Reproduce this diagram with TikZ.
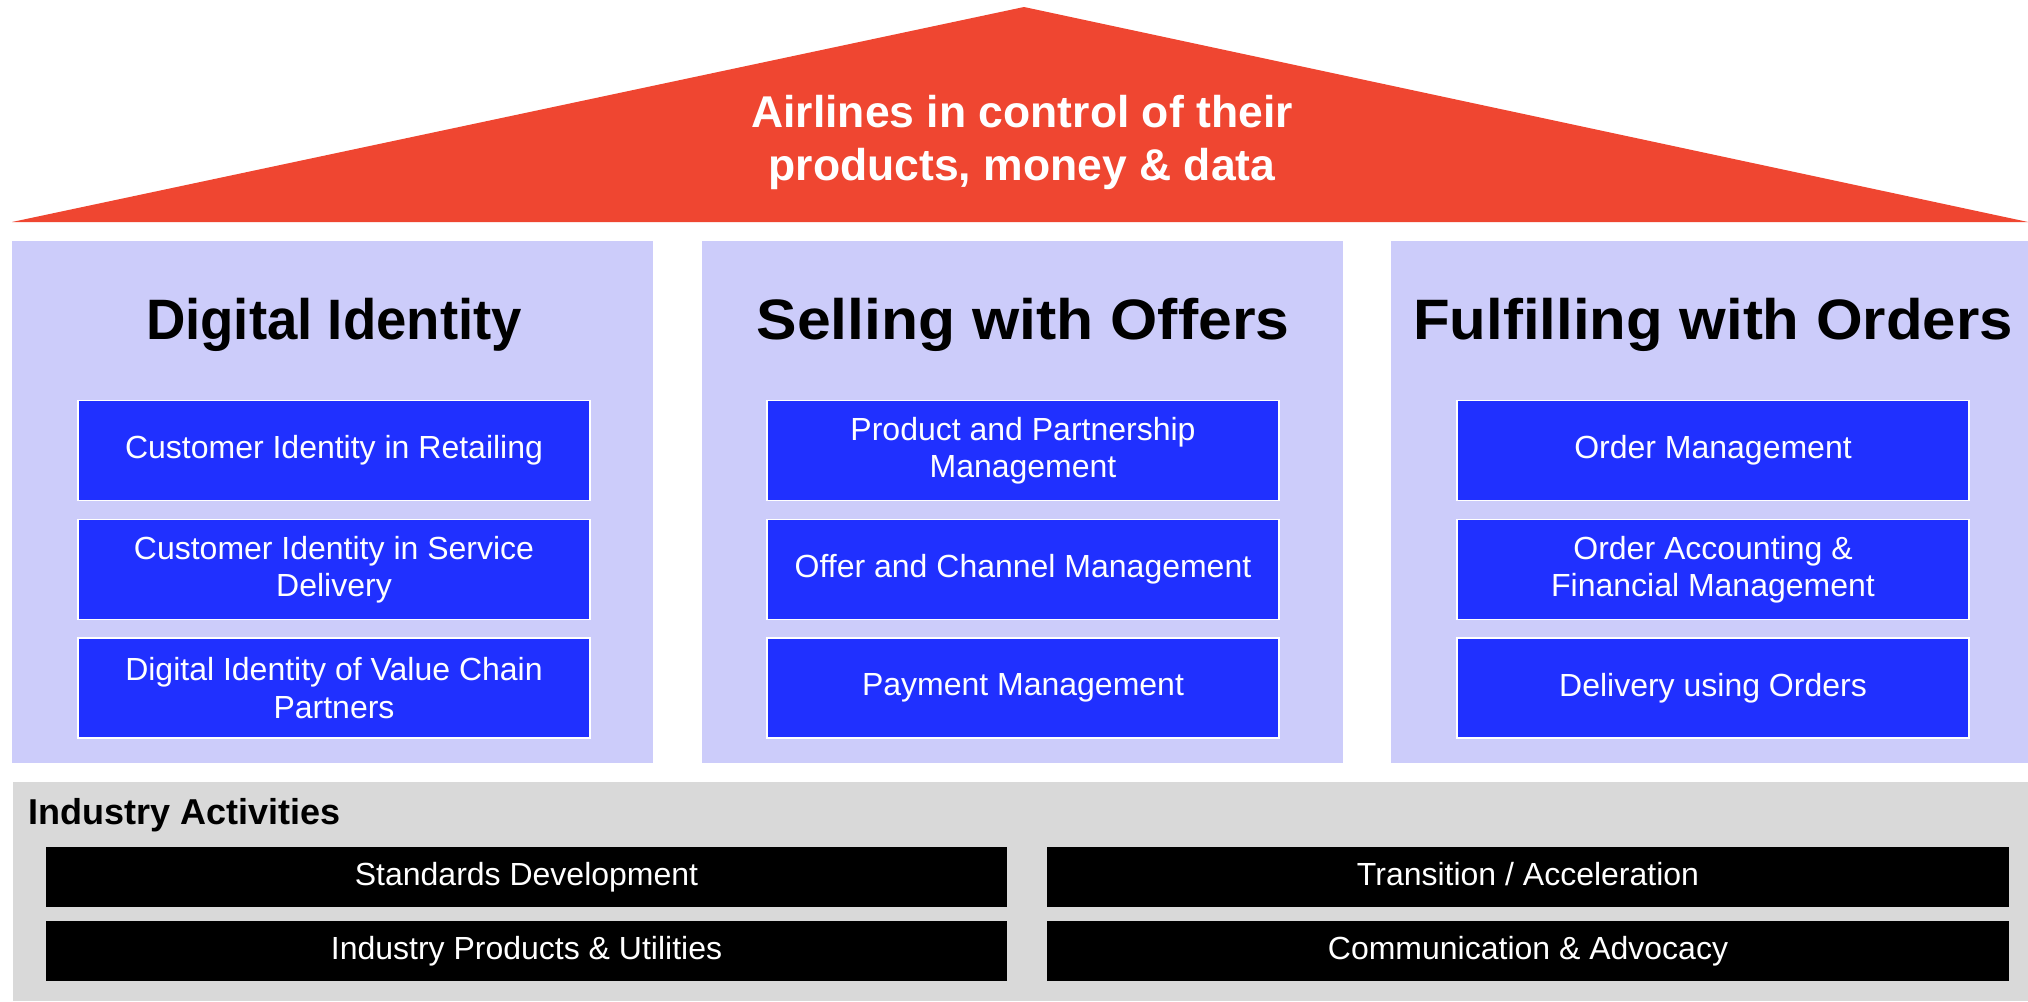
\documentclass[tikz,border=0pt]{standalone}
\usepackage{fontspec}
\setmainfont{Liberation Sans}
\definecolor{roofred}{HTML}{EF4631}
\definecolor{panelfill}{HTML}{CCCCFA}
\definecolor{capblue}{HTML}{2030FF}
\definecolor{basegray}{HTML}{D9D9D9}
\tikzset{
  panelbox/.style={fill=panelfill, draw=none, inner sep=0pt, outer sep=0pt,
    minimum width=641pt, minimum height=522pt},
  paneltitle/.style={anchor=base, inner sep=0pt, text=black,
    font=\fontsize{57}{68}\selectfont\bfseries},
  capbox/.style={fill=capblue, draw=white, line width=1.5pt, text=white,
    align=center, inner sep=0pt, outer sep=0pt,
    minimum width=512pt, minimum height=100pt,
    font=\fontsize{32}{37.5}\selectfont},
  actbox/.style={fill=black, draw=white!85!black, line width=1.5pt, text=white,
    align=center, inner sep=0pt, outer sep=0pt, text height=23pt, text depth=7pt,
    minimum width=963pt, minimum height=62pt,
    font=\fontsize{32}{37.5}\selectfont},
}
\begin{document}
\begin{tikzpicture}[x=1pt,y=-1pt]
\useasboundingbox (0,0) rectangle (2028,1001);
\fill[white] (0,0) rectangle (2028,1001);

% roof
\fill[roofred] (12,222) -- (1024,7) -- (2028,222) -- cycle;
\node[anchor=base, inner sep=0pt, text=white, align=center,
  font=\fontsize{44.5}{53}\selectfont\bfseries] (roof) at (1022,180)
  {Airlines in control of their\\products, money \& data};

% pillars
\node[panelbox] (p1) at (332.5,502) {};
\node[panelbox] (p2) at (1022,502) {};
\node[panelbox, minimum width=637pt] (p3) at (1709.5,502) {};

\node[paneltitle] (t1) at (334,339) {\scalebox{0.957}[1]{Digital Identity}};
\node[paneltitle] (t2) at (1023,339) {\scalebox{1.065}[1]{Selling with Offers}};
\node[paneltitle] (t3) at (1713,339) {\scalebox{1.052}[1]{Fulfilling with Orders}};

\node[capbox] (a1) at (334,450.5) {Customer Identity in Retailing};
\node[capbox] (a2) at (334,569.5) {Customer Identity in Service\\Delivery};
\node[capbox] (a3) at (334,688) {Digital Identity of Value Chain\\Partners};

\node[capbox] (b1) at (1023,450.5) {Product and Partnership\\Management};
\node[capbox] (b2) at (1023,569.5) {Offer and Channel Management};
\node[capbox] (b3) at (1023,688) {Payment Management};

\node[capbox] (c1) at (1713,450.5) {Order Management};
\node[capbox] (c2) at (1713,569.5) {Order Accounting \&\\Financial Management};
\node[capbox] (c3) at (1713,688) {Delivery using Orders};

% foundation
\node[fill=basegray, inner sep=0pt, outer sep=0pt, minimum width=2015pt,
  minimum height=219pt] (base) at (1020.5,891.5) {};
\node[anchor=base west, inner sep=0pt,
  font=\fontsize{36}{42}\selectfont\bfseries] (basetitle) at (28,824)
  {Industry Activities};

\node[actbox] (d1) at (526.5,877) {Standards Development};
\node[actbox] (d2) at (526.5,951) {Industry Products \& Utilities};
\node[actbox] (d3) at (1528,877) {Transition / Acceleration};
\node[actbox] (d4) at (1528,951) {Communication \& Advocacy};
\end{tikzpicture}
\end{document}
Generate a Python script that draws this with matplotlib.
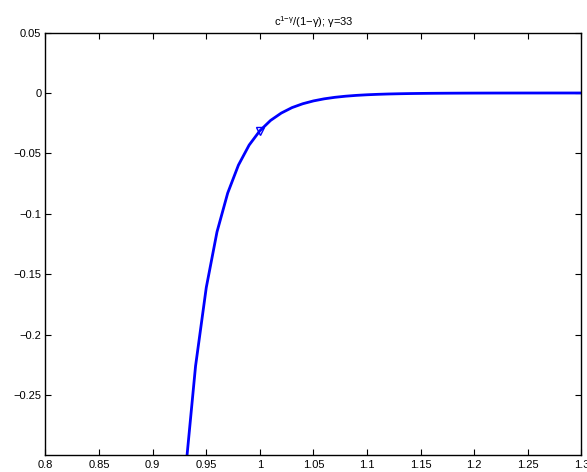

# # #

▸ **Aim of the exercise**: Leave the pictures out and copy the rest of the data exactly.

▸ **Task response**:
Reproduce this diagram with TikZ.
\documentclass[tikz,border=0pt]{standalone}
\usepackage{fontspec}
\setmainfont{Liberation Sans}
\definecolor{roofred}{HTML}{EF4631}
\definecolor{panelfill}{HTML}{CCCCFA}
\definecolor{capblue}{HTML}{2030FF}
\definecolor{basegray}{HTML}{D9D9D9}
\tikzset{
  panelbox/.style={fill=panelfill, draw=none, inner sep=0pt, outer sep=0pt,
    minimum width=641pt, minimum height=522pt},
  paneltitle/.style={anchor=base, inner sep=0pt, text=black,
    font=\fontsize{57}{68}\selectfont\bfseries},
  capbox/.style={fill=capblue, draw=white, line width=1.5pt, text=white,
    align=center, inner sep=0pt, outer sep=0pt,
    minimum width=512pt, minimum height=100pt,
    font=\fontsize{32}{37.5}\selectfont},
  actbox/.style={fill=black, draw=white!85!black, line width=1.5pt, text=white,
    align=center, inner sep=0pt, outer sep=0pt, text height=23pt, text depth=7pt,
    minimum width=963pt, minimum height=62pt,
    font=\fontsize{32}{37.5}\selectfont},
}
\begin{document}
\begin{tikzpicture}[x=1pt,y=-1pt]
\useasboundingbox (0,0) rectangle (2028,1001);
\fill[white] (0,0) rectangle (2028,1001);

% roof
\fill[roofred] (12,222) -- (1024,7) -- (2028,222) -- cycle;
\node[anchor=base, inner sep=0pt, text=white, align=center,
  font=\fontsize{44.5}{53}\selectfont\bfseries] (roof) at (1022,180)
  {Airlines in control of their\\products, money \& data};

% pillars
\node[panelbox] (p1) at (332.5,502) {};
\node[panelbox] (p2) at (1022,502) {};
\node[panelbox, minimum width=637pt] (p3) at (1709.5,502) {};

\node[paneltitle] (t1) at (334,339) {\scalebox{0.957}[1]{Digital Identity}};
\node[paneltitle] (t2) at (1023,339) {\scalebox{1.065}[1]{Selling with Offers}};
\node[paneltitle] (t3) at (1713,339) {\scalebox{1.052}[1]{Fulfilling with Orders}};

\node[capbox] (a1) at (334,450.5) {Customer Identity in Retailing};
\node[capbox] (a2) at (334,569.5) {Customer Identity in Service\\Delivery};
\node[capbox] (a3) at (334,688) {Digital Identity of Value Chain\\Partners};

\node[capbox] (b1) at (1023,450.5) {Product and Partnership\\Management};
\node[capbox] (b2) at (1023,569.5) {Offer and Channel Management};
\node[capbox] (b3) at (1023,688) {Payment Management};

\node[capbox] (c1) at (1713,450.5) {Order Management};
\node[capbox] (c2) at (1713,569.5) {Order Accounting \&\\Financial Management};
\node[capbox] (c3) at (1713,688) {Delivery using Orders};

% foundation
\node[fill=basegray, inner sep=0pt, outer sep=0pt, minimum width=2015pt,
  minimum height=219pt] (base) at (1020.5,891.5) {};
\node[anchor=base west, inner sep=0pt,
  font=\fontsize{36}{42}\selectfont\bfseries] (basetitle) at (28,824)
  {Industry Activities};

\node[actbox] (d1) at (526.5,877) {Standards Development};
\node[actbox] (d2) at (526.5,951) {Industry Products \& Utilities};
\node[actbox] (d3) at (1528,877) {Transition / Acceleration};
\node[actbox] (d4) at (1528,951) {Communication \& Advocacy};
\end{tikzpicture}
\end{document}
Generate a Python script that draws this with matplotlib.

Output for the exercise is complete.